LANZAROTE (01 de janeiro) – Acordei tarde e ao olhar pela janela do camarote (na verdade uma charmosa escotilha redonda) vi a ilha que foi tomada pela lava vulcânica há uns 200 anos, um território árido com cactos, algumas videiras e onde José Saramago morou nos últimos anos de sua vida. Passeei pela pequena vila, olhei o mar límpido e cristalino e voltei a bordo para morgar pelo resto do dia. Demos adeus ao Atlântico norte e regressamos para o Mediterrâneo.
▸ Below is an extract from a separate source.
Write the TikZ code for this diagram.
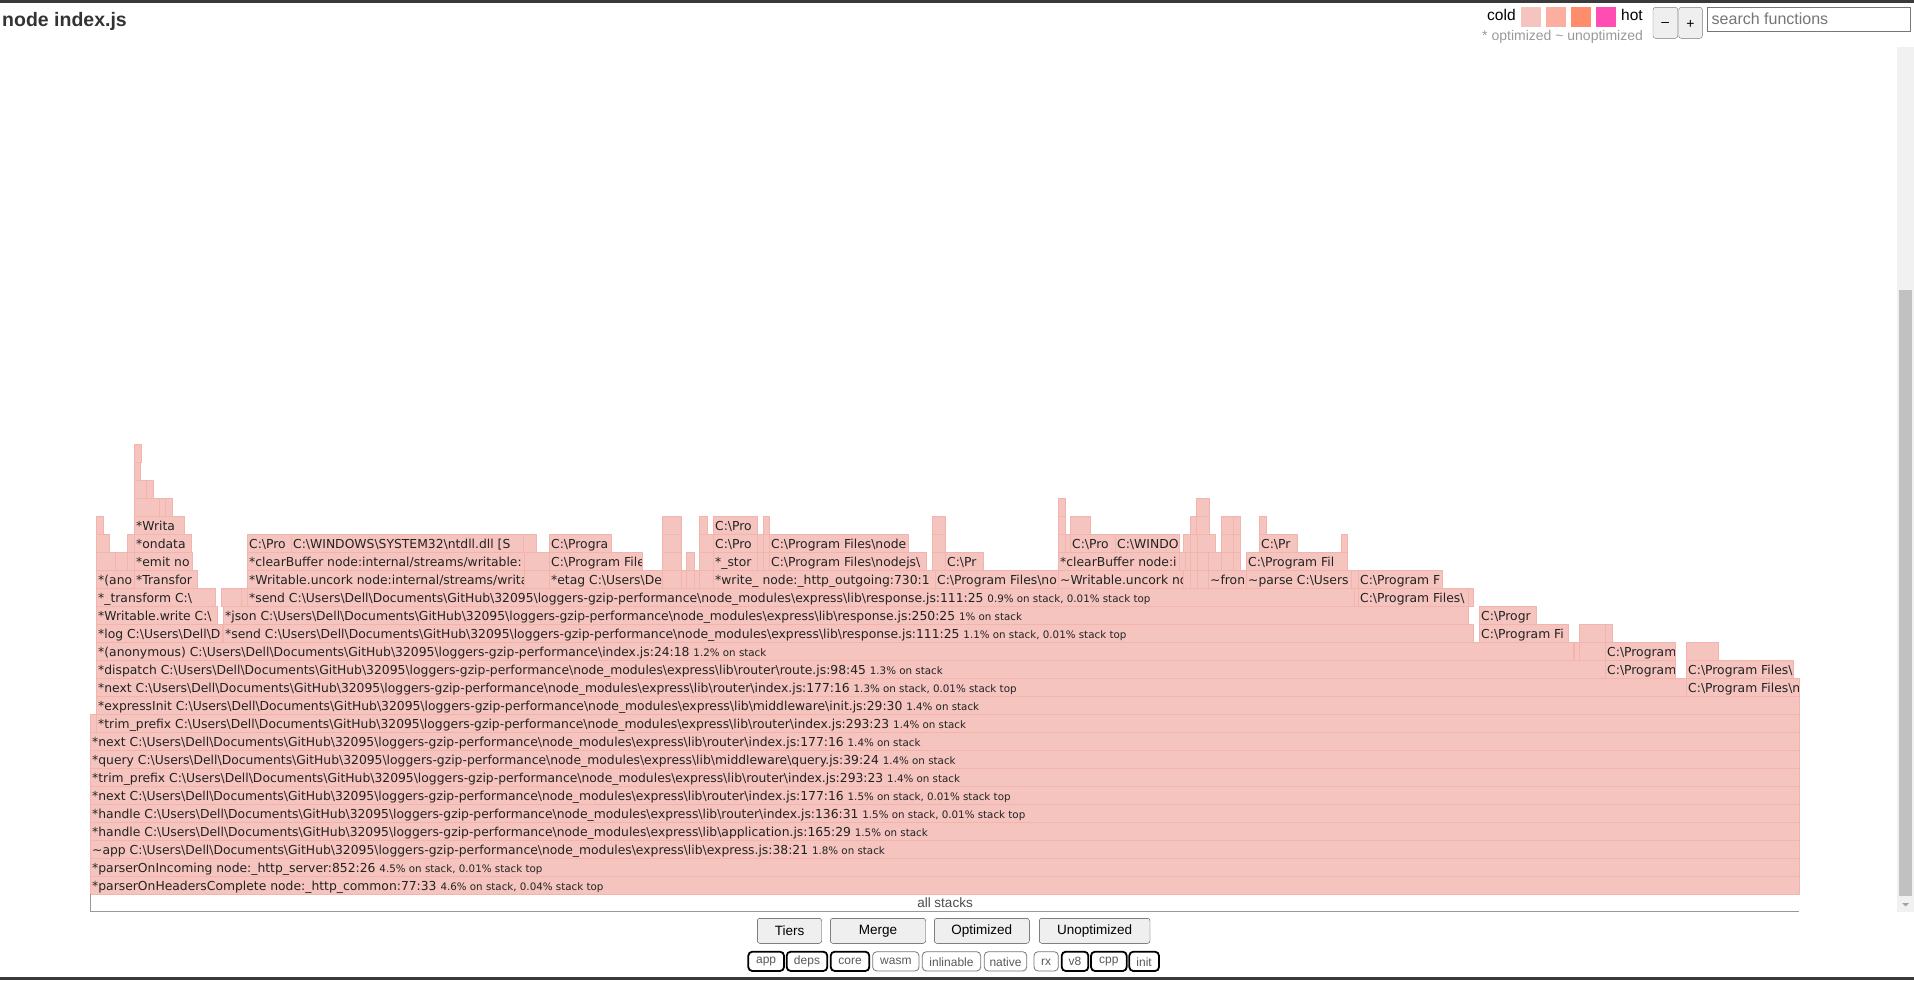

 MÁLAGA (3 de janeiro) – De volta à península ibérica, à jangada de pedra que é berço de minha cultura luso-espanhola, aproveitei o dia frio e ensolarado para, com a amiga Sandra Mara, subir na Alcazaba, o antigo palácio e a fortaleza islâmica que dominavam a Andaluzia, antes dos tempos da reconquista cristã (1492). Depois flanamos pela cidade, fomos ao mercado e bebemos sangria com uns tapas num bar local. Último porto do cruzeiro e pensando nas coisas da vida, a saída do navio deu-me uma melancolia frente à beleza da baía de Málaga, toda iluminada, sob a lua quase cheia platinando o Mediterrâneo e o ar frio gelando as orelhas. Naquela tarde, na internet, soube da morte da professora Eunice Mancebo, da Unirio. Ela deixou uma bela mensagem de ano novo no facebook, dia 1º de janeiro, e depois teve um infarto fatal. Estive com ela em Aveiro e no Rio de Janeiro, em eventos acadêmicos, quando conversamos bastante. Pouco a conheci, muito a admirei. Bebi uma taça de vinho à sua memória e agradeci ter convivido com alguém tão alto astral.



Málaga não é grande (600 mil habitantes), mas possui terminais marítimos decentes. 
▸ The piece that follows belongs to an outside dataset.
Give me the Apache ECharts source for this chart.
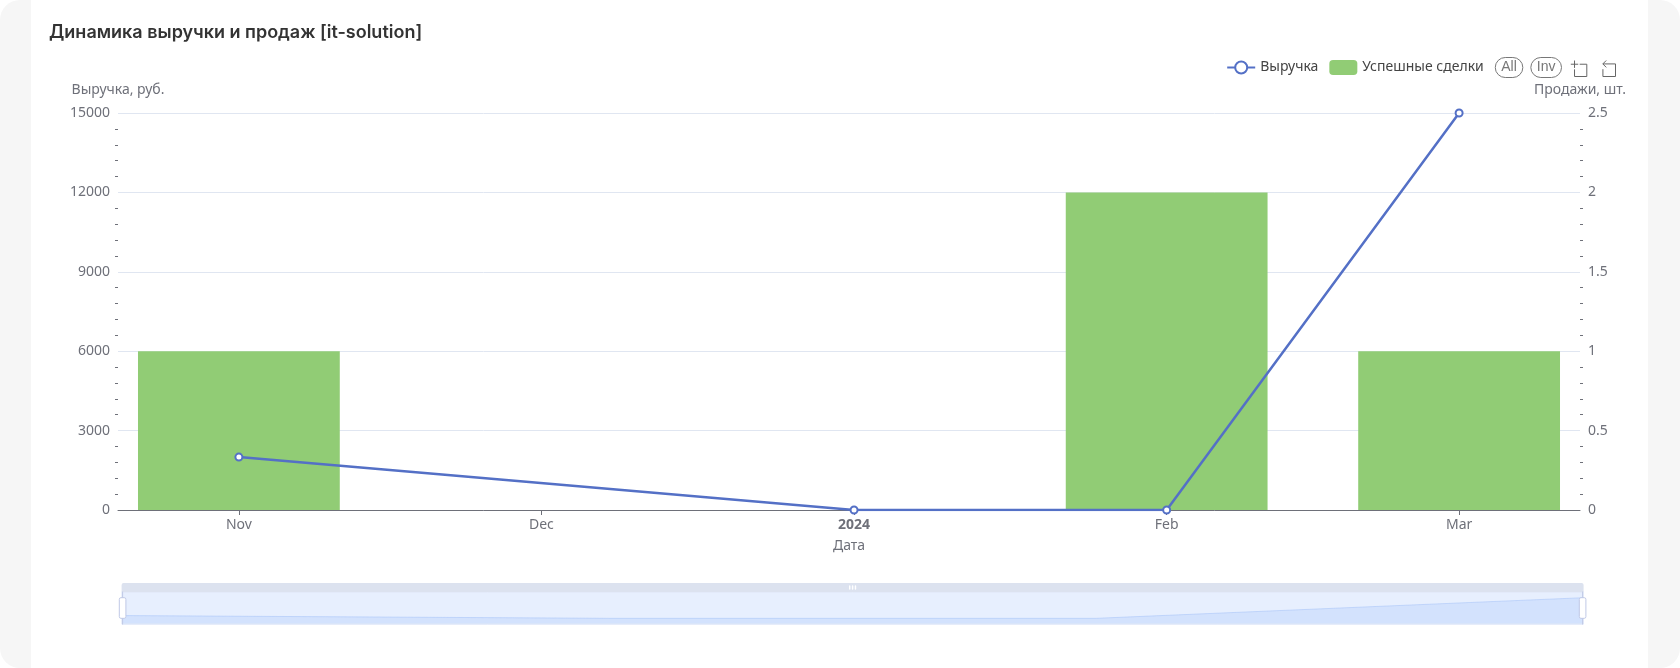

Detalhe do finger. Simples e eficiente, mas no Brasil a burocracia e os interesses (sic) sindicais portuários não permitem essa luxúria turística. 
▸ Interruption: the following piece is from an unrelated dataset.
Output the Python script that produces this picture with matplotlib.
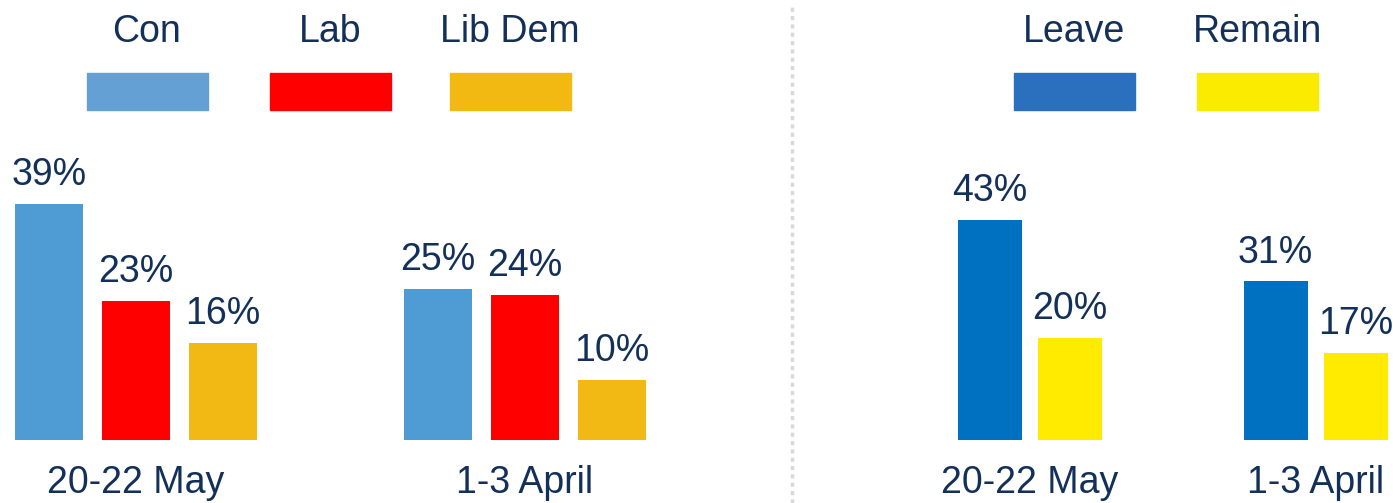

Lua cheia sobre o crepúsculo em Málaga. 




Málaga, último porto de escala do cruzeiro. 

BARCELONA (5 DE JANEIRO) – Chegamos ao porto às cinco da manhã. Acordei às sete, tomei um desjejum leve e às 08h45 deixei meu camarote pela última vez. Peguei o elevador até o deque 7, saí do navio depois de enfrentar uma pequena fila (umas dez pessoas), percorri o finger até o terminal de passageiros, apanhei minha mala na esteira, fui para a fila do táxi (umas cinco pessoas) que estava devidamente organizada pela Polícia Portuária. Às 09h04 entrava no táxi rumo ao hotel. Dezenove minutos para desembarcar com tranquilidade, conforto e segurança.



As malas recebem quatro conjuntos de cores diferentes e são distribuídas em quatro esteiras rolantes...



... em um amplo espaço do terminal. Rápido, eficiente e seguro, como na maior parte dos portos europeus e dos países que respeitam os fluxos de viagens e turismo. Em 2007, fiz um cruzeiro pelo mediterrâneo oriental com a Royal Caribbean e foi a mesma tranquilidade. Destinos turísticos importantes na América do Norte, Ásia e Oriente Médio igualmente possuem facilidades portuárias para passageiros e cargas. Afinal todo viajante merece carinho e atenção longe de casa. Falando nisso, já é quase hora de voltar aos trópicos.